TASK TO COMPLETE: Locate the string "using" in the records below. Copy every line where it occurs.

(Stored data)
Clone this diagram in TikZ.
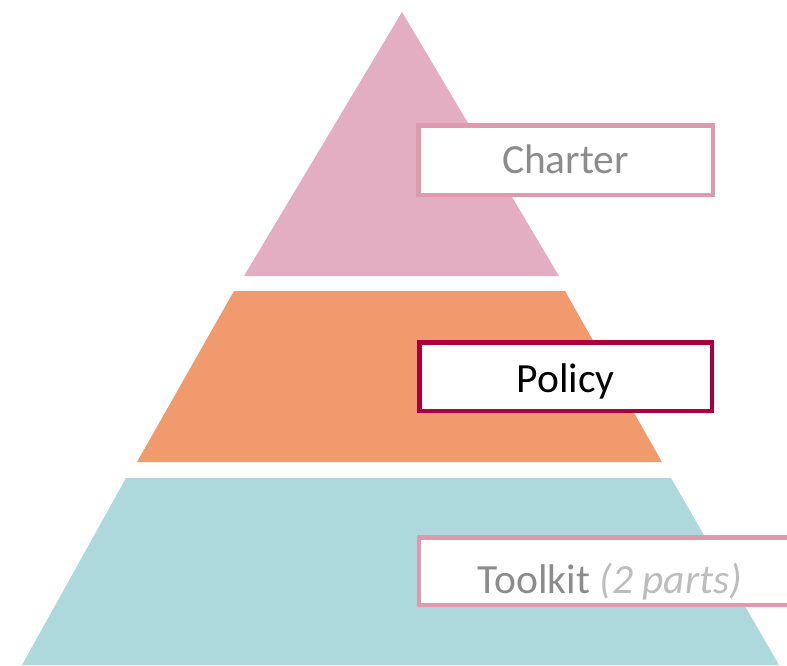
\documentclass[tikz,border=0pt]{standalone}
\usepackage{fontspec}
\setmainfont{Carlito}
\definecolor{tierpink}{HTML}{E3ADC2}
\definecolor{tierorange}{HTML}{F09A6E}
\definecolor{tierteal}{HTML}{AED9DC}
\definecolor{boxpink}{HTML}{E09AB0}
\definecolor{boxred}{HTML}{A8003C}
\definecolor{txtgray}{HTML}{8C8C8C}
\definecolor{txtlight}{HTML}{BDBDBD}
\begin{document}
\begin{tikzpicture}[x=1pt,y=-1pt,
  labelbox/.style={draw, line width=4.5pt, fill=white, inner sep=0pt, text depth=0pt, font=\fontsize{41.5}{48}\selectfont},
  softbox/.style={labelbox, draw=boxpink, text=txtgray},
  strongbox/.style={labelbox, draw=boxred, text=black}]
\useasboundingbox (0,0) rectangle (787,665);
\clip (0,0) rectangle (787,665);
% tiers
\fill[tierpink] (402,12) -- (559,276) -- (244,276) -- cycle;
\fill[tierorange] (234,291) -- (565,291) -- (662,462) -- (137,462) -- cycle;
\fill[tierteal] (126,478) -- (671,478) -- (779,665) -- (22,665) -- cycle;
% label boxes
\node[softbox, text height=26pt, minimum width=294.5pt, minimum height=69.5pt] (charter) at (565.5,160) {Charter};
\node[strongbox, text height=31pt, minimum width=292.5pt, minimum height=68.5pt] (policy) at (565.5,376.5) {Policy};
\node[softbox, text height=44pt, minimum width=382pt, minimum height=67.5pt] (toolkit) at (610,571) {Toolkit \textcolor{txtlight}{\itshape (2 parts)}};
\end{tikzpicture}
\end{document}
...
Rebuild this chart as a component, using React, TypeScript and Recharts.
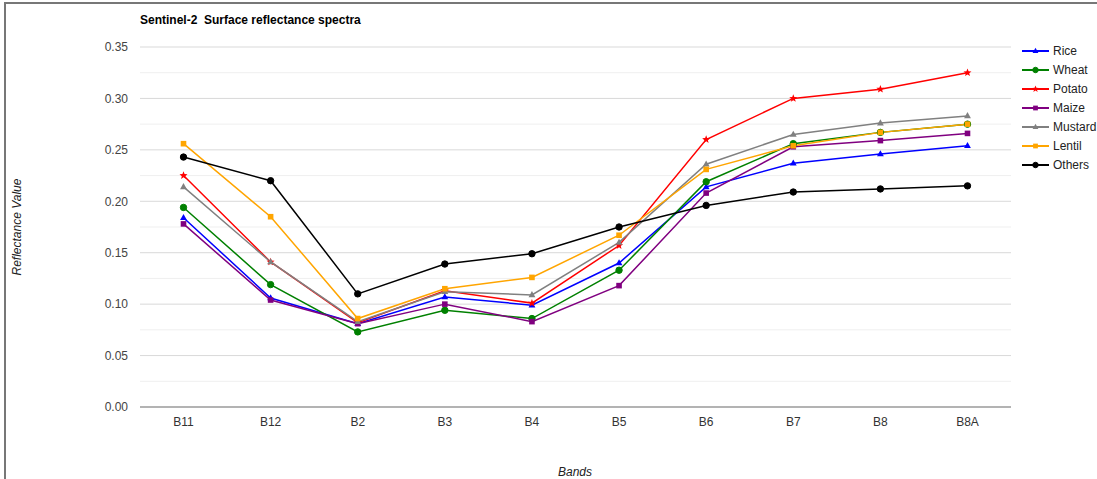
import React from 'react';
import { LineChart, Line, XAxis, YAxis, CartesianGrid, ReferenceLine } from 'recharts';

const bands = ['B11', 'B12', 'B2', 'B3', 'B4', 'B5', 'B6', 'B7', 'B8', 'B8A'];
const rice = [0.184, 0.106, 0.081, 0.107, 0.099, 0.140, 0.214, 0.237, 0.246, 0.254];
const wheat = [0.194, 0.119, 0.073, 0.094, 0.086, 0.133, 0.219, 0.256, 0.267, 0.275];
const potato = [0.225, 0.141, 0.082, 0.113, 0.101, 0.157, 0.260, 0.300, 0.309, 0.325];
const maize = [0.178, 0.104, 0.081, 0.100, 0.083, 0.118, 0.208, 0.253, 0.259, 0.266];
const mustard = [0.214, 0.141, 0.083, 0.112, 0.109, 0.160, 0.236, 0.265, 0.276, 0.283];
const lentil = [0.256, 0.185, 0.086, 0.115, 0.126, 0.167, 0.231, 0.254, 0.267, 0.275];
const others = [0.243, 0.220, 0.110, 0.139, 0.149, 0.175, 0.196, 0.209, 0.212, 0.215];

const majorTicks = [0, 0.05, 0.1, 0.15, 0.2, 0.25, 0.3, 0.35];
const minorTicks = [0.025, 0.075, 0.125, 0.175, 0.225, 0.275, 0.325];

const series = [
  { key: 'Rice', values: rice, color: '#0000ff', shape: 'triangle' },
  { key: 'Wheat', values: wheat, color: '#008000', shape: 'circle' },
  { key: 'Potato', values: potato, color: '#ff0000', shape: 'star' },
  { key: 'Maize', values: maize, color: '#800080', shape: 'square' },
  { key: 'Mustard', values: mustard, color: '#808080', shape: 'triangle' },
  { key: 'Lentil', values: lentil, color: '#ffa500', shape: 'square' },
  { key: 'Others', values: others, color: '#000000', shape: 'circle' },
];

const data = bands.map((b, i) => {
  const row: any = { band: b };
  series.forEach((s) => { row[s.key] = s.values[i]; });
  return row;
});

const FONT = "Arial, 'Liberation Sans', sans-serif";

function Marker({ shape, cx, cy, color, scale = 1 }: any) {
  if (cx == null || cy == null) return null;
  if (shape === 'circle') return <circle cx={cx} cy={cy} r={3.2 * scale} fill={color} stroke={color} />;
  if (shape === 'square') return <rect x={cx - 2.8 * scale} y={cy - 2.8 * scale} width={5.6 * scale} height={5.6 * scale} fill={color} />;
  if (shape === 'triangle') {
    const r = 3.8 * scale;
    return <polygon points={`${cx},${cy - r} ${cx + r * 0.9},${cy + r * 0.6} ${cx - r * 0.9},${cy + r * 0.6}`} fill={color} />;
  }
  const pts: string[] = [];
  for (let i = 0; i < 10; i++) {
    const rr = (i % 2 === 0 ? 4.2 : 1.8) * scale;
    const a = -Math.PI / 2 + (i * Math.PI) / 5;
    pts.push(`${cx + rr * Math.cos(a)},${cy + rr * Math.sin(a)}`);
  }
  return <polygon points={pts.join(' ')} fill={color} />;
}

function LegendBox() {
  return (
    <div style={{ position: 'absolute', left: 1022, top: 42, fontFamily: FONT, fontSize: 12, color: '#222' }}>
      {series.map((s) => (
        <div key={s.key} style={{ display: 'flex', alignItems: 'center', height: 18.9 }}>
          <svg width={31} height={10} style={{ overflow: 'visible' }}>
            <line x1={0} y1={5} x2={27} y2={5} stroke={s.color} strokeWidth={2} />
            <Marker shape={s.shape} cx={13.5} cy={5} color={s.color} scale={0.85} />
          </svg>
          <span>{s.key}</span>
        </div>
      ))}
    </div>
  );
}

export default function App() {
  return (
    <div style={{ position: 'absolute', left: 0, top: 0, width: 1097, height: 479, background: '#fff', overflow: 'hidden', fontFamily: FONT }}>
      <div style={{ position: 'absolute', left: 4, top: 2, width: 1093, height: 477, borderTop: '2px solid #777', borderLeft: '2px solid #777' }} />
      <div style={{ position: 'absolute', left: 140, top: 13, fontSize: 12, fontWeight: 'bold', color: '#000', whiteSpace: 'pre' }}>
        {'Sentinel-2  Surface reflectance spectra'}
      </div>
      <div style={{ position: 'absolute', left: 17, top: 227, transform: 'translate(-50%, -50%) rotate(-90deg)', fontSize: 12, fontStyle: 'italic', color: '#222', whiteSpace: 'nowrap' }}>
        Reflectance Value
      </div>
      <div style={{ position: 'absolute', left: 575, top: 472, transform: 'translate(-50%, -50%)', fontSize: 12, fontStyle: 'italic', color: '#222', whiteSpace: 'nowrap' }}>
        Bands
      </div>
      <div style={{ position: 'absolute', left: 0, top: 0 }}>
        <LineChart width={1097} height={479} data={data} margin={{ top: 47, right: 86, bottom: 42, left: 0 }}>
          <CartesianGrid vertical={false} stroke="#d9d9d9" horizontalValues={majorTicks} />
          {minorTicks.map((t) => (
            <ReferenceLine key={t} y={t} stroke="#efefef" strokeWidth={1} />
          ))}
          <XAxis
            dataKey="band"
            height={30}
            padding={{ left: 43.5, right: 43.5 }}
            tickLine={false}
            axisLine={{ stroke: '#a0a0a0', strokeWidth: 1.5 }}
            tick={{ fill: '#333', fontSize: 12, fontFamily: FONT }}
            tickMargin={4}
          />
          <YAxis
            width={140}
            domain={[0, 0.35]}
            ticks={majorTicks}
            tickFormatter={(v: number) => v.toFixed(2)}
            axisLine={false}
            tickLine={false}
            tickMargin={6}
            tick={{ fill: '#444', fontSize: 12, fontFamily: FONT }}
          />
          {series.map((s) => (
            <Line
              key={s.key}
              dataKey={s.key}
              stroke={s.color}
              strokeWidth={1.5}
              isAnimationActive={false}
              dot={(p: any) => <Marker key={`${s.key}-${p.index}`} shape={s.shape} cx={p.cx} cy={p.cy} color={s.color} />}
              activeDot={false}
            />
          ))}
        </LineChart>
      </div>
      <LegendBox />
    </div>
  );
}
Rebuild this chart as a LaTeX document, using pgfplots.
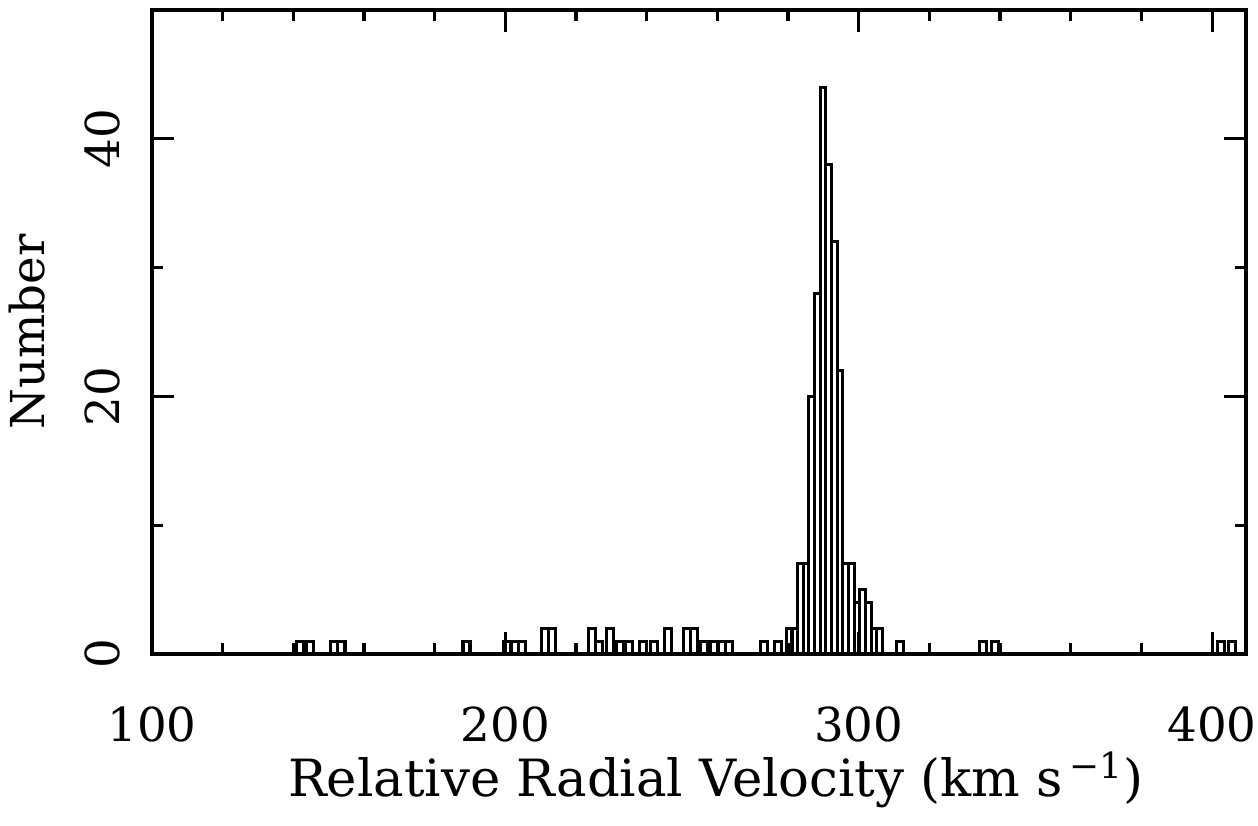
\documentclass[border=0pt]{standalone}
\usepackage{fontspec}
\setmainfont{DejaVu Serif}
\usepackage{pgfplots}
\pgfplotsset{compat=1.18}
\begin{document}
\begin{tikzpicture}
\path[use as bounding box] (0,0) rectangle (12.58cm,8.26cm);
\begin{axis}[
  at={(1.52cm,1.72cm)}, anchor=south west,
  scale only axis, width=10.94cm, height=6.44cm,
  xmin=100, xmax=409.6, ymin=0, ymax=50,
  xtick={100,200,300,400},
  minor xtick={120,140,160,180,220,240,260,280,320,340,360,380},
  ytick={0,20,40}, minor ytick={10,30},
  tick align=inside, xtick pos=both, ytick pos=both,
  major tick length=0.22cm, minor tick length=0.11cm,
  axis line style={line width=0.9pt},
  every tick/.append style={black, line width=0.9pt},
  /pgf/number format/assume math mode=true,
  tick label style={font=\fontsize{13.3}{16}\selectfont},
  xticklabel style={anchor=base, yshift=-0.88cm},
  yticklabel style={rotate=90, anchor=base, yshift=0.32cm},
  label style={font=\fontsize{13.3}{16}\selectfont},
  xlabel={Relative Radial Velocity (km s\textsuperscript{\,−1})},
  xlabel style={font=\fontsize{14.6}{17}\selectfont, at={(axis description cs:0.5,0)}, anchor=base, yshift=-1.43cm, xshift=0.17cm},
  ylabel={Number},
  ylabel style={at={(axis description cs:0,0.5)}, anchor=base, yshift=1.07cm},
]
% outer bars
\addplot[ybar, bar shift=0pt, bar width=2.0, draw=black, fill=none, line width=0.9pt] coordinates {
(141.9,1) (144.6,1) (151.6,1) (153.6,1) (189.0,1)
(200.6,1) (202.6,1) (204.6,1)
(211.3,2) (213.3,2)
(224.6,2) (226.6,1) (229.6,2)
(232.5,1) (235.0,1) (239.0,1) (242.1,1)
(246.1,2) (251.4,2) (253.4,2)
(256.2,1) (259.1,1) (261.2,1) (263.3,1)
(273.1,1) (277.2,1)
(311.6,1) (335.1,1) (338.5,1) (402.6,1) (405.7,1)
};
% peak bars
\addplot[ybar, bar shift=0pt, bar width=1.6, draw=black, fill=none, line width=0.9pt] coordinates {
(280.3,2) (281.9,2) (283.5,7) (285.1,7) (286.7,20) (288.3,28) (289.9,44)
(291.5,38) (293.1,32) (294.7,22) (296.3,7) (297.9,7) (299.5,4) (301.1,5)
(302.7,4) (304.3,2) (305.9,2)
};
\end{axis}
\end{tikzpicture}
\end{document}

THE REPLY:
Rebuild this chart as a component, using React, TypeScript and Recharts.
Rebuild this chart as a LaTeX document, using pgfplots.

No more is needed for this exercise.